_BRIEF:_
Give every line back verbatim, dropping all images.

※ ※ ※

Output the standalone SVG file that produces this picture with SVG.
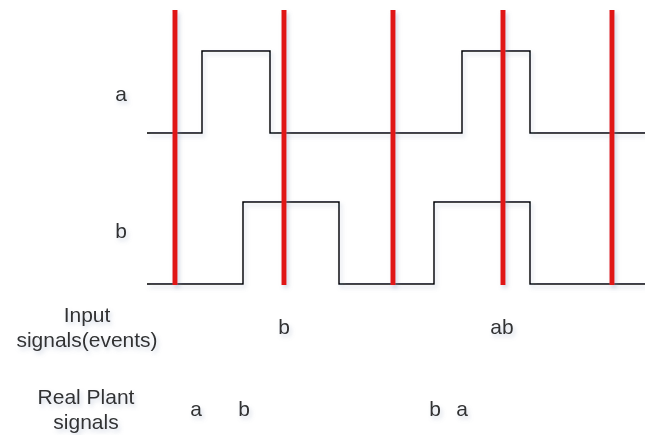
<svg xmlns="http://www.w3.org/2000/svg" width="645" height="435" viewBox="0 0 645 435">
  <defs>
    <filter id="sh" filterUnits="userSpaceOnUse" x="0" y="0" width="645" height="435">
      <feDropShadow dx="2" dy="3" stdDeviation="2" flood-color="#8090b0" flood-opacity="0.35"/>
    </filter>
    <style>
      .sig { fill: none; stroke: #000; stroke-width: 1.5; filter: url(#sh); }
      .mark { stroke: #e01515; stroke-width: 5; filter: url(#sh); }
      text { font-family: "Liberation Sans", Arial, sans-serif; font-size: 21px; fill: #333; text-anchor: middle; filter: url(#sh); }
    </style>
  </defs>
  <rect width="645" height="435" fill="#fff"/>
  <g id="signal-a">
    <polyline class="sig" points="147,133 202,133 202,51 270,51 270,133 462,133 462,51 530,51 530,133 645,133"/>
    <text x="121" y="101">a</text>
  </g>
  <g id="signal-b">
    <polyline class="sig" points="147,284 243,284 243,202 339,202 339,284 434,284 434,202 530,202 530,284 645,284"/>
    <text x="121" y="238">b</text>
  </g>
  <g id="sample-lines">
    <line class="mark" x1="175" y1="10" x2="175" y2="285"/>
    <line class="mark" x1="284" y1="10" x2="284" y2="285"/>
    <line class="mark" x1="393" y1="10" x2="393" y2="285"/>
    <line class="mark" x1="503" y1="10" x2="503" y2="285"/>
    <line class="mark" x1="612" y1="10" x2="612" y2="285"/>
  </g>
  <g id="input-row">
    <text x="87" y="322">Input</text>
    <text x="87" y="347">signals(events)</text>
    <text x="284" y="334">b</text>
    <text x="502" y="334">ab</text>
  </g>
  <g id="plant-row">
    <text x="86" y="404">Real Plant</text>
    <text x="86" y="429">signals</text>
    <text x="196" y="416">a</text>
    <text x="244" y="416">b</text>
    <text x="435" y="416">b</text>
    <text x="462" y="416">a</text>
  </g>
</svg>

※ ※ ※

_CORRECT RESULT:_
Output the standalone SVG file that produces this picture with SVG.
<svg xmlns="http://www.w3.org/2000/svg" width="645" height="435" viewBox="0 0 645 435">
  <defs>
    <filter id="sh" filterUnits="userSpaceOnUse" x="0" y="0" width="645" height="435">
      <feDropShadow dx="2" dy="3" stdDeviation="2" flood-color="#8090b0" flood-opacity="0.35"/>
    </filter>
    <style>
      .sig { fill: none; stroke: #000; stroke-width: 1.5; filter: url(#sh); }
      .mark { stroke: #e01515; stroke-width: 5; filter: url(#sh); }
      text { font-family: "Liberation Sans", Arial, sans-serif; font-size: 21px; fill: #333; text-anchor: middle; filter: url(#sh); }
    </style>
  </defs>
  <rect width="645" height="435" fill="#fff"/>
  <g id="signal-a">
    <polyline class="sig" points="147,133 202,133 202,51 270,51 270,133 462,133 462,51 530,51 530,133 645,133"/>
    <text x="121" y="101">a</text>
  </g>
  <g id="signal-b">
    <polyline class="sig" points="147,284 243,284 243,202 339,202 339,284 434,284 434,202 530,202 530,284 645,284"/>
    <text x="121" y="238">b</text>
  </g>
  <g id="sample-lines">
    <line class="mark" x1="175" y1="10" x2="175" y2="285"/>
    <line class="mark" x1="284" y1="10" x2="284" y2="285"/>
    <line class="mark" x1="393" y1="10" x2="393" y2="285"/>
    <line class="mark" x1="503" y1="10" x2="503" y2="285"/>
    <line class="mark" x1="612" y1="10" x2="612" y2="285"/>
  </g>
  <g id="input-row">
    <text x="87" y="322">Input</text>
    <text x="87" y="347">signals(events)</text>
    <text x="284" y="334">b</text>
    <text x="502" y="334">ab</text>
  </g>
  <g id="plant-row">
    <text x="86" y="404">Real Plant</text>
    <text x="86" y="429">signals</text>
    <text x="196" y="416">a</text>
    <text x="244" y="416">b</text>
    <text x="435" y="416">b</text>
    <text x="462" y="416">a</text>
  </g>
</svg>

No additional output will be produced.